### [Your objective]
Leaving out the pictures, retype all the material exactly.

>> begin Data lines

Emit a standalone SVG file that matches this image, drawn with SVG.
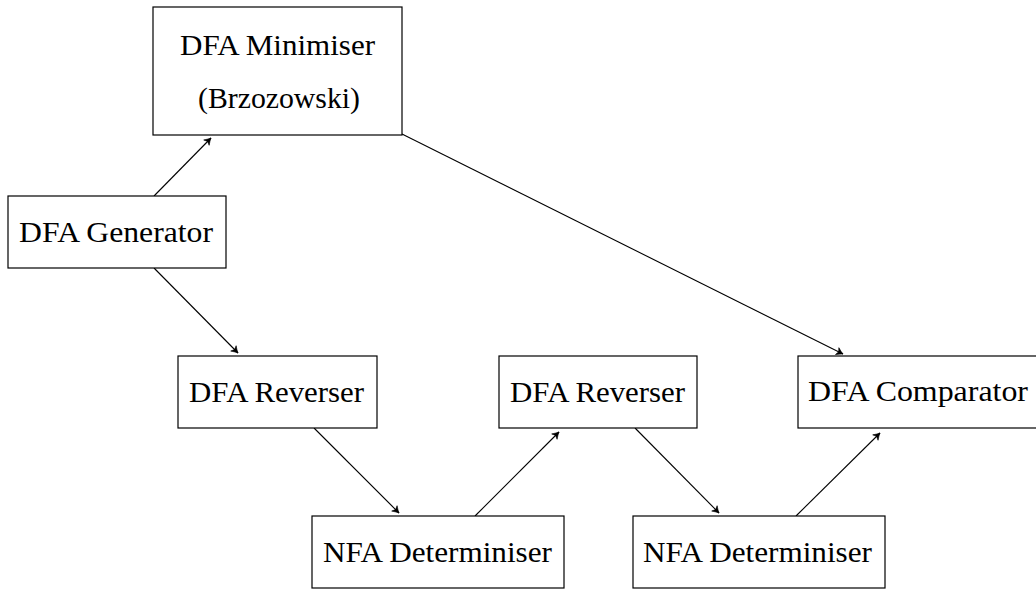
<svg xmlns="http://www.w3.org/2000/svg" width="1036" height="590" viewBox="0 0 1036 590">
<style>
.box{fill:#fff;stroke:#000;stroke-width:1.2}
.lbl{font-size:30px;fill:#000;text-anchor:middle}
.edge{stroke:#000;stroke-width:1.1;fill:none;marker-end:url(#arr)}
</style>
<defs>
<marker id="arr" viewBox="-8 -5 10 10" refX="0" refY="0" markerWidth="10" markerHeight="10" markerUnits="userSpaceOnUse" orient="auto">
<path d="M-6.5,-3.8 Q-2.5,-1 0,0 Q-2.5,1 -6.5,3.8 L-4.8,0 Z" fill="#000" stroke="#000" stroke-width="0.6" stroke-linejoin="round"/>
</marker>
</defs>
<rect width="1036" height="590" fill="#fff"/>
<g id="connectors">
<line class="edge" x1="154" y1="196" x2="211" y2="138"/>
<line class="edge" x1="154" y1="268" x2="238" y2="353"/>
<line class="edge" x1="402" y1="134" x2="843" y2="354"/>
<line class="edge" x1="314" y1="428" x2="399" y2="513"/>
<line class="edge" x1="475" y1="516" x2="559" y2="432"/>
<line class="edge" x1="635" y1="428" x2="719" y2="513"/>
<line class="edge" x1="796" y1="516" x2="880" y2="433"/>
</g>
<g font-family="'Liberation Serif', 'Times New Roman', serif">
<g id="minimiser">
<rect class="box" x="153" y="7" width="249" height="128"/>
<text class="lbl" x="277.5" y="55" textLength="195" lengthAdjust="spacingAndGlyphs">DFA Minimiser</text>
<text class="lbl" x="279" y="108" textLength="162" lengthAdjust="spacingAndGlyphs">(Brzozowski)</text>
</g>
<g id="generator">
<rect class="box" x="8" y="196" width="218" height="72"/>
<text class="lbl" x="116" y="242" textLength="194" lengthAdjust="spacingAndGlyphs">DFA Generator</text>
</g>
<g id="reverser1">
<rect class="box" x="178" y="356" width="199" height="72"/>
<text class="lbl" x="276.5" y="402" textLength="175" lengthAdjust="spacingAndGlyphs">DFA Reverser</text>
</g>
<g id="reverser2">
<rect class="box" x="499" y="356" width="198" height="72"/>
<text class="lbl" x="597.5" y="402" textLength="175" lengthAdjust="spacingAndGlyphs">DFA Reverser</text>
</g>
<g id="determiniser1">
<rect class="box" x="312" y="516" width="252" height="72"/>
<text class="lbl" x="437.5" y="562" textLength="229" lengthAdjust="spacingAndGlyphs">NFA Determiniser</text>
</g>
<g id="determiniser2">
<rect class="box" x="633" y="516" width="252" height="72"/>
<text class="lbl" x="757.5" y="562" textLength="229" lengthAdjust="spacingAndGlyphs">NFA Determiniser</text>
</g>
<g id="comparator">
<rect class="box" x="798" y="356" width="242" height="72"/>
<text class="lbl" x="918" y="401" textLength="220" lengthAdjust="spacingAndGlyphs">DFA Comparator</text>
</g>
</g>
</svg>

>> end Data lines

### [Result for this exercise]
Emit a standalone SVG file that matches this image, drawn with SVG.
<svg xmlns="http://www.w3.org/2000/svg" width="1036" height="590" viewBox="0 0 1036 590">
<style>
.box{fill:#fff;stroke:#000;stroke-width:1.2}
.lbl{font-size:30px;fill:#000;text-anchor:middle}
.edge{stroke:#000;stroke-width:1.1;fill:none;marker-end:url(#arr)}
</style>
<defs>
<marker id="arr" viewBox="-8 -5 10 10" refX="0" refY="0" markerWidth="10" markerHeight="10" markerUnits="userSpaceOnUse" orient="auto">
<path d="M-6.5,-3.8 Q-2.5,-1 0,0 Q-2.5,1 -6.5,3.8 L-4.8,0 Z" fill="#000" stroke="#000" stroke-width="0.6" stroke-linejoin="round"/>
</marker>
</defs>
<rect width="1036" height="590" fill="#fff"/>
<g id="connectors">
<line class="edge" x1="154" y1="196" x2="211" y2="138"/>
<line class="edge" x1="154" y1="268" x2="238" y2="353"/>
<line class="edge" x1="402" y1="134" x2="843" y2="354"/>
<line class="edge" x1="314" y1="428" x2="399" y2="513"/>
<line class="edge" x1="475" y1="516" x2="559" y2="432"/>
<line class="edge" x1="635" y1="428" x2="719" y2="513"/>
<line class="edge" x1="796" y1="516" x2="880" y2="433"/>
</g>
<g font-family="'Liberation Serif', 'Times New Roman', serif">
<g id="minimiser">
<rect class="box" x="153" y="7" width="249" height="128"/>
<text class="lbl" x="277.5" y="55" textLength="195" lengthAdjust="spacingAndGlyphs">DFA Minimiser</text>
<text class="lbl" x="279" y="108" textLength="162" lengthAdjust="spacingAndGlyphs">(Brzozowski)</text>
</g>
<g id="generator">
<rect class="box" x="8" y="196" width="218" height="72"/>
<text class="lbl" x="116" y="242" textLength="194" lengthAdjust="spacingAndGlyphs">DFA Generator</text>
</g>
<g id="reverser1">
<rect class="box" x="178" y="356" width="199" height="72"/>
<text class="lbl" x="276.5" y="402" textLength="175" lengthAdjust="spacingAndGlyphs">DFA Reverser</text>
</g>
<g id="reverser2">
<rect class="box" x="499" y="356" width="198" height="72"/>
<text class="lbl" x="597.5" y="402" textLength="175" lengthAdjust="spacingAndGlyphs">DFA Reverser</text>
</g>
<g id="determiniser1">
<rect class="box" x="312" y="516" width="252" height="72"/>
<text class="lbl" x="437.5" y="562" textLength="229" lengthAdjust="spacingAndGlyphs">NFA Determiniser</text>
</g>
<g id="determiniser2">
<rect class="box" x="633" y="516" width="252" height="72"/>
<text class="lbl" x="757.5" y="562" textLength="229" lengthAdjust="spacingAndGlyphs">NFA Determiniser</text>
</g>
<g id="comparator">
<rect class="box" x="798" y="356" width="242" height="72"/>
<text class="lbl" x="918" y="401" textLength="220" lengthAdjust="spacingAndGlyphs">DFA Comparator</text>
</g>
</g>
</svg>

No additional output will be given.